* [Exercise description]: Reproduce exactly, with no pictures, each line from the opening of the material down through the line containing "import math".

* [Recorded data]:
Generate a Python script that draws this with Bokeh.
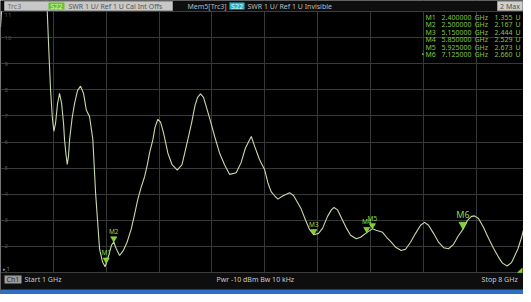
from bokeh.plotting import figure
from bokeh.models import Range1d, FixedTicker, Label, BoxAnnotation
from bokeh.core.properties import value
from bokeh.embed import file_html
from bokeh.resources import INLINE
import math

# ---------------- data ----------------
freq_ghz = [1.000, 1.014, 1.05, 1.30, 1.50, 1.59,
            1.619, 1.640, 1.663, 1.687, 1.707, 1.729, 1.756, 1.782, 1.809, 1.835,
            1.848, 1.868, 1.884, 1.901, 1.915, 1.948, 1.981, 2.021, 2.060, 2.100,
            2.136, 2.179, 2.223, 2.259, 2.312, 2.352, 2.385, 2.400, 2.438, 2.470,
            2.500, 2.530, 2.577, 2.630, 2.676, 2.732, 2.775, 2.819, 2.861, 2.908,
            2.945, 2.974, 3.018, 3.047, 3.084, 3.120, 3.160, 3.216, 3.272, 3.341,
            3.404, 3.481, 3.530, 3.577, 3.610, 3.649, 3.689, 3.742, 3.788, 3.835,
            3.901, 3.967, 4.033, 4.122, 4.185, 4.244, 4.321, 4.365, 4.431, 4.497,
            4.541, 4.583, 4.630, 4.674, 4.736, 4.828, 4.881, 4.934, 4.983, 5.040,
            5.093, 5.150, 5.212, 5.265, 5.331, 5.384, 5.417, 5.463, 5.530, 5.583,
            5.636, 5.711, 5.768, 5.850, 5.925, 5.975, 6.060, 6.113, 6.175, 6.232,
            6.307, 6.364, 6.430, 6.497, 6.563, 6.616, 6.669, 6.735, 6.801, 6.868,
            6.934, 7.000, 7.060, 7.125, 7.184, 7.237, 7.277, 7.330, 7.396, 7.463,
            7.529, 7.595, 7.648, 7.708, 7.768, 7.852, 7.901, 7.940, 8.000]
swr = [10.40, 11.02, 12.5, 15.0, 14.0, 12.0,
       11.03, 9.50, 7.99, 6.91, 6.41, 6.72, 7.48, 7.86, 7.48, 6.72,
       6.09, 5.51, 5.14, 5.47, 6.09, 6.91, 7.48, 7.98, 8.14, 7.86,
       7.23, 6.98, 6.09, 4.06, 1.90, 1.40, 1.22, 1.355, 1.70, 2.05,
       2.167, 1.93, 1.65, 1.86, 2.16, 2.67, 3.22, 3.81, 4.25, 4.67,
       5.13, 5.58, 6.09, 6.57, 6.87, 6.76, 6.34, 5.58, 5.13, 4.92,
       5.13, 6.09, 6.72, 7.41, 7.71, 7.84, 7.71, 7.18, 6.72, 6.22,
       5.58, 5.13, 4.76, 4.82, 5.20, 5.77, 6.21, 5.84, 5.32, 4.95,
       4.44, 4.10, 3.94, 3.81, 3.93, 4.06, 3.95, 3.68, 3.43, 3.00,
       2.65, 2.444, 2.50, 2.69, 3.15, 3.41, 3.49, 3.40, 3.00, 2.69,
       2.43, 2.29, 2.35, 2.529, 2.673, 2.62, 2.54, 2.35, 2.16, 1.97,
       1.84, 1.89, 2.16, 2.50, 2.81, 2.92, 2.81, 2.50, 2.16, 1.95,
       1.91, 2.08, 2.39, 2.660, 3.00, 3.15, 3.17, 3.07, 2.73, 2.31,
       1.93, 1.59, 1.36, 1.25, 1.38, 1.90, 2.35, 2.79, 3.30]

marker_names = ["M1", "M2", "M3", "M4", "M5", "M6"]
marker_freq = [2.400, 2.500, 5.150, 5.850, 5.925, 7.125]
marker_swr = [1.355, 2.167, 2.444, 2.529, 2.673, 2.660]
active_marker = "M6"

y_ticks = [1, 2, 3, 4, 5, 6, 7, 8, 9, 10, 11]
x_ticks = [1.0, 1.7, 2.4, 3.1, 3.8, 4.5, 5.2, 5.9, 6.6, 7.3, 8.0]

start_ghz, stop_ghz = 1, 8

# ---------------- layout ----------------
W, H = 523, 294
TOP, BOTTOM = 11, 22          # header / footer heights in px
FB = H - BOTTOM               # bottom of the diagram, canvas px
PX_PER_U = (H - TOP - BOTTOM) / (y_ticks[-1] - y_ticks[0])
PX_PER_GHZ = 75.51
FONT = "Noto Sans"
BORDER = "#0e0e0e"

x_end = start_ghz + W / PX_PER_GHZ
p = figure(width=W, height=H, output_backend="svg", toolbar_location=None,
           title=None,
           x_range=Range1d(start_ghz, x_end),
           y_range=Range1d(y_ticks[0] - BOTTOM / PX_PER_U, y_ticks[-1] + TOP / PX_PER_U),
           x_axis_location=None, y_axis_location=None,
           min_border=0,
           background_fill_color="#000000", border_fill_color=BORDER,
           outline_line_color=None)

p.xgrid.ticker = FixedTicker(ticks=x_ticks)
p.ygrid.ticker = FixedTicker(ticks=y_ticks)
p.grid.grid_line_color = "#383838"
p.grid.grid_line_width = 1

# y scale labels inside the diagram
p.text(x=[start_ghz] * (len(y_ticks) - 1), y=y_ticks[:-1],
       text=[str(v) for v in y_ticks[:-1]], x_offset=4,
       text_font=value(FONT), text_font_size="6px", text_color="#555555",
       text_baseline="middle", text_align="left")
p.text(x=[start_ghz], y=[y_ticks[-1]], text=[str(y_ticks[-1])], x_offset=4, y_offset=1,
       text_font=value(FONT), text_font_size="6px", text_color="#555555",
       text_baseline="top", text_align="left")

# trace
p.line(freq_ghz, swr, line_color="#c8d9aa", line_width=1.1)

# markers (down triangles whose tip sits on the point)
def tip_offset(size):
    h = size / 2 * math.sqrt(3)
    return (2 * h / 3) / PX_PER_U

norm = [i for i, n in enumerate(marker_names) if n != active_marker]
act = [i for i, n in enumerate(marker_names) if n == active_marker]
for idx, size, fsize in ((norm, 6, "6.5px"), (act, 8, "9px")):
    fx = [marker_freq[i] for i in idx]
    fy = [marker_swr[i] for i in idx]
    p.scatter(fx, [v + tip_offset(size) for v in fy], marker="inverted_triangle",
              size=size, fill_color="#7fd12e", line_color="#a8ec5c", line_width=0.6)
    p.text(fx, fy, text=[marker_names[i] for i in idx],
           y_offset=-(size / 2 * math.sqrt(3) + 1),
           text_font=value(FONT), text_font_size=fsize, text_color="#8ed84a",
           text_baseline="bottom", text_align="center")

# ---------------- header / footer (canvas pixel positions) ----------------

def lbl(cx, cy, text, color, size="7px", align="left"):
    p.add_layout(Label(x=cx, y=H - cy, x_units="screen", y_units="screen",
                       text=text, text_color=color, text_font=FONT,
                       text_font_size=size, text_align=align, text_baseline="middle",
                       level="overlay"))


def box(x0, y0, x1, y1, fill, line=None):
    p.add_layout(BoxAnnotation(left=x0, right=x1, top=H - y0, bottom=H - y1,
                               left_units="screen", right_units="screen",
                               top_units="screen", bottom_units="screen",
                               fill_color=fill, fill_alpha=1.0,
                               line_color=line, line_alpha=1.0 if line else 0,
                               level="annotation"))

# bands that hide what lies outside the diagram
box(0, 0, W, TOP - 0.5, BORDER)
box(0, FB + 0.5, W, H, BORDER)
# diagram outline
p.add_layout(BoxAnnotation(left=start_ghz, right=stop_ghz, top=y_ticks[-1], bottom=y_ticks[0],
                           fill_alpha=0, line_color="#4a4a4a", line_width=1,
                           level="annotation"))

# top header
box(4, 1, 172, 10, "#c8c8c8", "#9a9a9a")
lbl(7, 5.5, "Trc3", "#6a6a6a")
box(48, 2, 64, 9, "#6cc22a")
lbl(56, 5.5, "S22", "#d9ffb4", align="center")
lbl(68, 5.5, "SWR  1 U/ Ref 1 U   Cal Int Offs", "#555555")
lbl(187, 5.5, "Mem5[Trc3]", "#b8b8b8")
box(229, 2, 244, 9, "#22b8cc")
lbl(236.5, 5.5, "S22", "#d6f8ff", align="center")
lbl(247, 5.5, "SWR  1 U/ Ref 1 U   Invisible", "#bdbdbd")
box(497, 1, 522, 10, "#cfcfcf", "#9a9a9a")
lbl(509.5, 5.5, "2 Max", "#505050", align="center")

# marker table
for k, name in enumerate(marker_names):
    cy = 16.8 + k * 7.5
    col = "#86c440"
    if name == active_marker:
        lbl(421, cy, "\u2022", col)
    lbl(425, cy, name, col)
    lbl(471, cy, f"{marker_freq[k]:.6f}", col, align="right")
    lbl(474, cy, "GHz", col)
    lbl(512, cy, f"{marker_swr[k]:.3f}", col, align="right")
    lbl(515, cy, "U", col)

# reference level indicators
lbl(2, 268.5, "\u25b8 1", "#9a9a9a", size="5px")
lbl(519, 269, "\u25e2", "#7fd12e", size="7px", align="center")

# bottom bar
box(4, 275, 21, 283, "#9c9c9c")
lbl(12.5, 279, "Ch1", "#2a2a2a", align="center")
lbl(24, 279, f"Start  {start_ghz} GHz", "#c8c8c8")
lbl(216, 279, "Pwr  -10 dBm   Bw  10 kHz", "#c8c8c8")
lbl(519, 279, f"Stop  {stop_ghz} GHz", "#c8c8c8", align="right")
box(0, 289, W, H, "#2f6fc4")

open("out.html", "w").write(file_html(p, INLINE))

* [Finished answer]:
Generate a Python script that draws this with Bokeh.
from bokeh.plotting import figure
from bokeh.models import Range1d, FixedTicker, Label, BoxAnnotation
from bokeh.core.properties import value
from bokeh.embed import file_html
from bokeh.resources import INLINE
import math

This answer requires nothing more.